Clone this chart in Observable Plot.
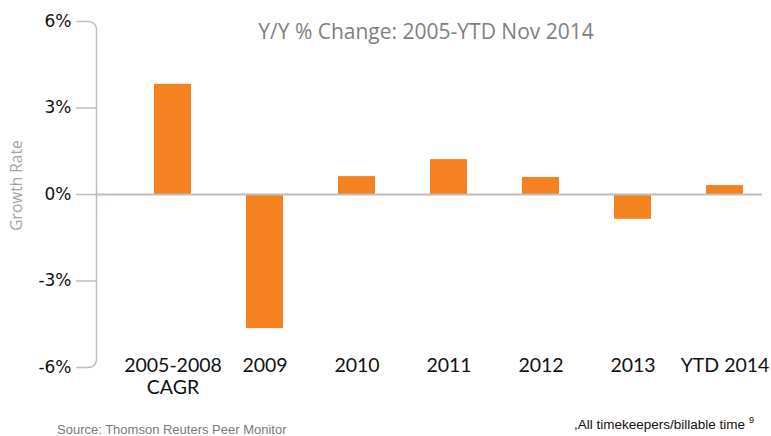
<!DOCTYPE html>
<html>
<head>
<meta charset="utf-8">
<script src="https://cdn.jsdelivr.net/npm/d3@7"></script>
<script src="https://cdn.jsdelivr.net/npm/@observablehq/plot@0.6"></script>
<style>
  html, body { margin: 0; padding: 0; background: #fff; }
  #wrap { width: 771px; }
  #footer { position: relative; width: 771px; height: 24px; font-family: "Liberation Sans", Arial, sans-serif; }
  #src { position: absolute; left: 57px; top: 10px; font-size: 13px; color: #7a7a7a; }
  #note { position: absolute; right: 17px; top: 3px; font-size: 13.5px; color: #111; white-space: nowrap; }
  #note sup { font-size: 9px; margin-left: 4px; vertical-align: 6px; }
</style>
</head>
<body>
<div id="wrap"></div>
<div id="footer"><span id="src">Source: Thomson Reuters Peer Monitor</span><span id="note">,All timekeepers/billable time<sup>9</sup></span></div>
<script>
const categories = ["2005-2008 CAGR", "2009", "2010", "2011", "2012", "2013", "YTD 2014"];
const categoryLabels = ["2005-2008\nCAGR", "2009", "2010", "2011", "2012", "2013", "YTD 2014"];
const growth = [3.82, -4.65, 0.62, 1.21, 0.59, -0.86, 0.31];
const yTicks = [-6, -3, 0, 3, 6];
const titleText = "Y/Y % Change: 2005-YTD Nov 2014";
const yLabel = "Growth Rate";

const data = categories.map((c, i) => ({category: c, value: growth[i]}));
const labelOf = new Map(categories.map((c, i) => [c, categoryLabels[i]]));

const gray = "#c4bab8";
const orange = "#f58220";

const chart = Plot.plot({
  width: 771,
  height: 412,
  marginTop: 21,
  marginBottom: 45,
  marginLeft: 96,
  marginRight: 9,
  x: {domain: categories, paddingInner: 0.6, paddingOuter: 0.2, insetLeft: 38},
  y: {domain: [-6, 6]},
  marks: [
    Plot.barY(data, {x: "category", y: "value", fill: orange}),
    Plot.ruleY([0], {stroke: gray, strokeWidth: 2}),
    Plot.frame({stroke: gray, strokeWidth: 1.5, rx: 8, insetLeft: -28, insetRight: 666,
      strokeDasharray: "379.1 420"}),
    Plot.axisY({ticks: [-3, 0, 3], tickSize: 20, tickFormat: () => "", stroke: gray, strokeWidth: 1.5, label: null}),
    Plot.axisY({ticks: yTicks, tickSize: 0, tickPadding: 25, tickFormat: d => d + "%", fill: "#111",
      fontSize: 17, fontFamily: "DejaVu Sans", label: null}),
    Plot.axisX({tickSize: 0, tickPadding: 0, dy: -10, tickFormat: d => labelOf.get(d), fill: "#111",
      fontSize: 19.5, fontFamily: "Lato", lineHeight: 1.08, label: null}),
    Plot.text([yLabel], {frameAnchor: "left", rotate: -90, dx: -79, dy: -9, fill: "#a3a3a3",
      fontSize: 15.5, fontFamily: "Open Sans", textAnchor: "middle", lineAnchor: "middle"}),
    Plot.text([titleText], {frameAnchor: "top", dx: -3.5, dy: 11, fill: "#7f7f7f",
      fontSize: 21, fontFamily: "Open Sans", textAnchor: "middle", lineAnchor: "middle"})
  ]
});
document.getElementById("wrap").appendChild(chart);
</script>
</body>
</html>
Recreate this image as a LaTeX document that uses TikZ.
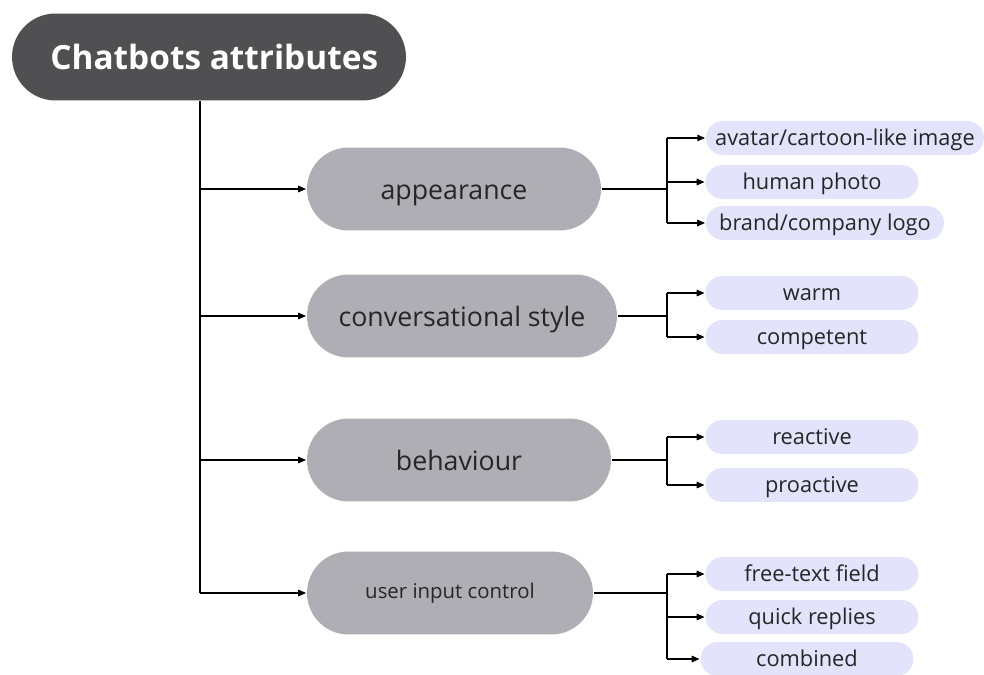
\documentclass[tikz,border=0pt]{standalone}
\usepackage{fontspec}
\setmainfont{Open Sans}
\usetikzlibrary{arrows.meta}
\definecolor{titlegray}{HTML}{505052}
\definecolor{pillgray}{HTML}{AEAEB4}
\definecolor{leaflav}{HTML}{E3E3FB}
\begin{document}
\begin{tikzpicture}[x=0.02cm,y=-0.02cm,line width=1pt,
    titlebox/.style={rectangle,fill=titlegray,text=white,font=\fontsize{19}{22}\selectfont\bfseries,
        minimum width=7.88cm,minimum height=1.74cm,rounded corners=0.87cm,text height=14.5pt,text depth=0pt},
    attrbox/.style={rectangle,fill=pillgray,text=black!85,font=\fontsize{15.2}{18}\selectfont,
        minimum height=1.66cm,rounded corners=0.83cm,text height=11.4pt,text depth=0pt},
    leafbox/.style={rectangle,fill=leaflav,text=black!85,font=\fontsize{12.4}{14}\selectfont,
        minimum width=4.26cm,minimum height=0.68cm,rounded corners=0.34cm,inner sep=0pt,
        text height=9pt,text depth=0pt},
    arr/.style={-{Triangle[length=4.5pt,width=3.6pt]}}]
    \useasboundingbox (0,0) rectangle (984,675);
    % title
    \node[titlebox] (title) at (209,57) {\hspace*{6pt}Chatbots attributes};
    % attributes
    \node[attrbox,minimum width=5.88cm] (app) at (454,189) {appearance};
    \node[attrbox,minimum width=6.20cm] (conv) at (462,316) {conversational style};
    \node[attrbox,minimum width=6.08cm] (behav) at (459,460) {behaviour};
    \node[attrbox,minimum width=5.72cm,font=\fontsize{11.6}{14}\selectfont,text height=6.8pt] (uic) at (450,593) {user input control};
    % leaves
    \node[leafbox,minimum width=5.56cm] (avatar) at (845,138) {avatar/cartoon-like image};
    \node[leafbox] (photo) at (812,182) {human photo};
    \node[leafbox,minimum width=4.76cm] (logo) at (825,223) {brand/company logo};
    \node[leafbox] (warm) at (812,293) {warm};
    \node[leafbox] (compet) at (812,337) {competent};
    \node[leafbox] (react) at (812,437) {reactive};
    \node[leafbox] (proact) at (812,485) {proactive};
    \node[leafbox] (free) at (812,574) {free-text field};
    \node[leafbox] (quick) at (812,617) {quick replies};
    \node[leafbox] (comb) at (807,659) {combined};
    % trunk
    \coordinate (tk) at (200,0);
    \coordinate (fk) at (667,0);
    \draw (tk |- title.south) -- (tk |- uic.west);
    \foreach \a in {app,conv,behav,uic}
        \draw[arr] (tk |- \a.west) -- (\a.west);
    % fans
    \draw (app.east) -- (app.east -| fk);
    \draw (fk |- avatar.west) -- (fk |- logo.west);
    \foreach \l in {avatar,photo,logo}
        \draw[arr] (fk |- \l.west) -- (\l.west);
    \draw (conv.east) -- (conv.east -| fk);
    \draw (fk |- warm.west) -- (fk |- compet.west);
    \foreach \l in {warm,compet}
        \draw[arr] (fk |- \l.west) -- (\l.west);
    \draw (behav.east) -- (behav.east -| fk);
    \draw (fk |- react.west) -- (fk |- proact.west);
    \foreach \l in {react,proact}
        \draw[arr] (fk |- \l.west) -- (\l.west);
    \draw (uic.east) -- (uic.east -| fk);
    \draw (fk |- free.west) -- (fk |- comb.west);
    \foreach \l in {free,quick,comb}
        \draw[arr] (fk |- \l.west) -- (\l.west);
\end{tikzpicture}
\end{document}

++++++

#### [Your instructions]
Omit the pictures, and quote the material above exactly as given.

#### [Result]
Clone this chart in Observable Plot.
<!DOCTYPE html>
<html>
<head>
<meta charset="utf-8">
<script src="https://cdn.jsdelivr.net/npm/d3@7"></script>
<script src="https://cdn.jsdelivr.net/npm/@observablehq/plot@0.6"></script>
<style>
  html, body { margin: 0; padding: 0; background: #fff; }
  #wrap { width: 771px; }
  #footer { position: relative; width: 771px; height: 24px; font-family: "Liberation Sans", Arial, sans-serif; }
  #src { position: absolute; left: 57px; top: 10px; font-size: 13px; color: #7a7a7a; }
  #note { position: absolute; right: 17px; top: 3px; font-size: 13.5px; color: #111; white-space: nowrap; }
  #note sup { font-size: 9px; margin-left: 4px; vertical-align: 6px; }
</style>
</head>
<body>
<div id="wrap"></div>
<div id="footer"><span id="src">Source: Thomson Reuters Peer Monitor</span><span id="note">,All timekeepers/billable time<sup>9</sup></span></div>
<script>
const categories = ["2005-2008 CAGR", "2009", "2010", "2011", "2012", "2013", "YTD 2014"];
const categoryLabels = ["2005-2008\nCAGR", "2009", "2010", "2011", "2012", "2013", "YTD 2014"];
const growth = [3.82, -4.65, 0.62, 1.21, 0.59, -0.86, 0.31];
const yTicks = [-6, -3, 0, 3, 6];
const titleText = "Y/Y % Change: 2005-YTD Nov 2014";
const yLabel = "Growth Rate";

const data = categories.map((c, i) => ({category: c, value: growth[i]}));
const labelOf = new Map(categories.map((c, i) => [c, categoryLabels[i]]));

const gray = "#c4bab8";
const orange = "#f58220";

const chart = Plot.plot({
  width: 771,
  height: 412,
  marginTop: 21,
  marginBottom: 45,
  marginLeft: 96,
  marginRight: 9,
  x: {domain: categories, paddingInner: 0.6, paddingOuter: 0.2, insetLeft: 38},
  y: {domain: [-6, 6]},
  marks: [
    Plot.barY(data, {x: "category", y: "value", fill: orange}),
    Plot.ruleY([0], {stroke: gray, strokeWidth: 2}),
    Plot.frame({stroke: gray, strokeWidth: 1.5, rx: 8, insetLeft: -28, insetRight: 666,
      strokeDasharray: "379.1 420"}),
    Plot.axisY({ticks: [-3, 0, 3], tickSize: 20, tickFormat: () => "", stroke: gray, strokeWidth: 1.5, label: null}),
    Plot.axisY({ticks: yTicks, tickSize: 0, tickPadding: 25, tickFormat: d => d + "%", fill: "#111",
      fontSize: 17, fontFamily: "DejaVu Sans", label: null}),
    Plot.axisX({tickSize: 0, tickPadding: 0, dy: -10, tickFormat: d => labelOf.get(d), fill: "#111",
      fontSize: 19.5, fontFamily: "Lato", lineHeight: 1.08, label: null}),
    Plot.text([yLabel], {frameAnchor: "left", rotate: -90, dx: -79, dy: -9, fill: "#a3a3a3",
      fontSize: 15.5, fontFamily: "Open Sans", textAnchor: "middle", lineAnchor: "middle"}),
    Plot.text([titleText], {frameAnchor: "top", dx: -3.5, dy: 11, fill: "#7f7f7f",
      fontSize: 21, fontFamily: "Open Sans", textAnchor: "middle", lineAnchor: "middle"})
  ]
});
document.getElementById("wrap").appendChild(chart);
</script>
</body>
</html>
Recreate this image as a LaTeX document that uses TikZ.
\documentclass[tikz,border=0pt]{standalone}
\usepackage{fontspec}
\setmainfont{Open Sans}
\usetikzlibrary{arrows.meta}
\definecolor{titlegray}{HTML}{505052}
\definecolor{pillgray}{HTML}{AEAEB4}
\definecolor{leaflav}{HTML}{E3E3FB}
\begin{document}
\begin{tikzpicture}[x=0.02cm,y=-0.02cm,line width=1pt,
    titlebox/.style={rectangle,fill=titlegray,text=white,font=\fontsize{19}{22}\selectfont\bfseries,
        minimum width=7.88cm,minimum height=1.74cm,rounded corners=0.87cm,text height=14.5pt,text depth=0pt},
    attrbox/.style={rectangle,fill=pillgray,text=black!85,font=\fontsize{15.2}{18}\selectfont,
        minimum height=1.66cm,rounded corners=0.83cm,text height=11.4pt,text depth=0pt},
    leafbox/.style={rectangle,fill=leaflav,text=black!85,font=\fontsize{12.4}{14}\selectfont,
        minimum width=4.26cm,minimum height=0.68cm,rounded corners=0.34cm,inner sep=0pt,
        text height=9pt,text depth=0pt},
    arr/.style={-{Triangle[length=4.5pt,width=3.6pt]}}]
    \useasboundingbox (0,0) rectangle (984,675);
    % title
    \node[titlebox] (title) at (209,57) {\hspace*{6pt}Chatbots attributes};
    % attributes
    \node[attrbox,minimum width=5.88cm] (app) at (454,189) {appearance};
    \node[attrbox,minimum width=6.20cm] (conv) at (462,316) {conversational style};
    \node[attrbox,minimum width=6.08cm] (behav) at (459,460) {behaviour};
    \node[attrbox,minimum width=5.72cm,font=\fontsize{11.6}{14}\selectfont,text height=6.8pt] (uic) at (450,593) {user input control};
    % leaves
    \node[leafbox,minimum width=5.56cm] (avatar) at (845,138) {avatar/cartoon-like image};
    \node[leafbox] (photo) at (812,182) {human photo};
    \node[leafbox,minimum width=4.76cm] (logo) at (825,223) {brand/company logo};
    \node[leafbox] (warm) at (812,293) {warm};
    \node[leafbox] (compet) at (812,337) {competent};
    \node[leafbox] (react) at (812,437) {reactive};
    \node[leafbox] (proact) at (812,485) {proactive};
    \node[leafbox] (free) at (812,574) {free-text field};
    \node[leafbox] (quick) at (812,617) {quick replies};
    \node[leafbox] (comb) at (807,659) {combined};
    % trunk
    \coordinate (tk) at (200,0);
    \coordinate (fk) at (667,0);
    \draw (tk |- title.south) -- (tk |- uic.west);
    \foreach \a in {app,conv,behav,uic}
        \draw[arr] (tk |- \a.west) -- (\a.west);
    % fans
    \draw (app.east) -- (app.east -| fk);
    \draw (fk |- avatar.west) -- (fk |- logo.west);
    \foreach \l in {avatar,photo,logo}
        \draw[arr] (fk |- \l.west) -- (\l.west);
    \draw (conv.east) -- (conv.east -| fk);
    \draw (fk |- warm.west) -- (fk |- compet.west);
    \foreach \l in {warm,compet}
        \draw[arr] (fk |- \l.west) -- (\l.west);
    \draw (behav.east) -- (behav.east -| fk);
    \draw (fk |- react.west) -- (fk |- proact.west);
    \foreach \l in {react,proact}
        \draw[arr] (fk |- \l.west) -- (\l.west);
    \draw (uic.east) -- (uic.east -| fk);
    \draw (fk |- free.west) -- (fk |- comb.west);
    \foreach \l in {free,quick,comb}
        \draw[arr] (fk |- \l.west) -- (\l.west);
\end{tikzpicture}
\end{document}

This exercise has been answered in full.